Et d’abord, Cipollini n’est pas né de la dernière pluie. On le connaît bien. Il est venu neuf fois sur la route du Tour. S’il y a remporté douze étapes, il n’est jamais allé au bout, désertant la course dès l’apparition des premières pentes. Son maillot aurait fait beau au départ, mais aurait disparu après huit jours de compétition.
Cette année, le Tour revêt un caractère exceptionnel : il célèbre son centième anniversaire et sa quatre-vingt-dixième édition. Peut-on s’étonner qu’il veuille tout à la fois fêter ses champions, sans distinction d’origine, comme il l’a toujours fait, et associer le plus grand nombre de coureurs français ? Ils seront entre trente-cinq et quarante, ce qui n’est pas considérable. Qui pourrait, raisonnablement, reprocher aux organisateurs un parti-pris légèrement cocardier en cette année pas comme les autres ?
Le Tour a tant fait pour le cyclisme mondial qu’on ne peut que réfuter d’emblée toute accusation de nationalisme étroit. C’est bien simple, si le Tour de France n’existait pas aujourd’hui, il est probable que le cyclisme tout entier serait moribond. Le Tour d’Italie, pas plus que le Tour d’Espagne, ne bénéficient ni de la même notoriété, ni du même impact médiatique. Le Tour est un véritable événement mondial.
Sportivement, la présence de Mario Cipollini ne s’imposait pas d’évidence. Ce n’est pas un crime de lèse-majesté de lui avoir fermé la porte. Et toutes les déclarations – « Je pensais faire partie du patrimoine, je pensais mériter le Tour » – dignes de la commedia del arte n’y changent rien. Dans son plaidoyer pro domo, l’Italien expose un argument qui mérite réflexion : « Ils jugent en fonction des équipes alors que le cyclisme est une affaire de champions ». A cette nuance essentielle que sans l’aide d’une très bonne équipe, il n’est pas vraiment pensable de gagner le Tour. Le cyclisme est à la fois sport individuel et sport d’équipe. Les organisateurs ont fait leur choix : laisser sur le bas-côté un champion, au demeurant sympathique, qui s’éclipsera dès que la route lui fera de l’ombre, au bénéfice d’une équipe qui se battra jusqu’au bout pour justifier sa présence.

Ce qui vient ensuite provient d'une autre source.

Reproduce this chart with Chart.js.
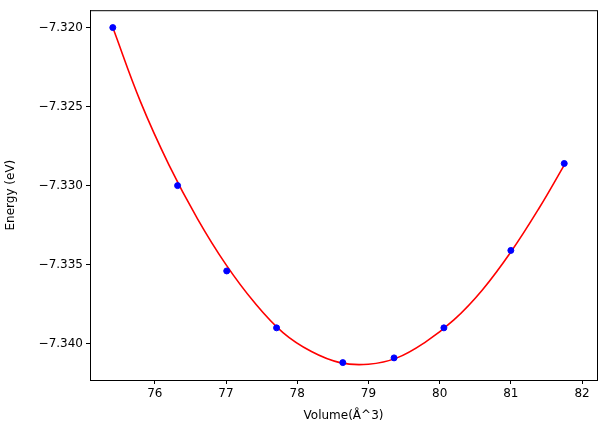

La France a trop souvent préféré les champions des autres à ses propres champions pour qu’on vienne lui reprocher d’avoir fait jouer, pour une fois, la fibre nationale quand la balance était à l’équilibre. Il est arrivé que les Italiens, par le passé, boudent l’épreuve parce que cela les arrangeait. Non, Cipollini n’est pas une victime.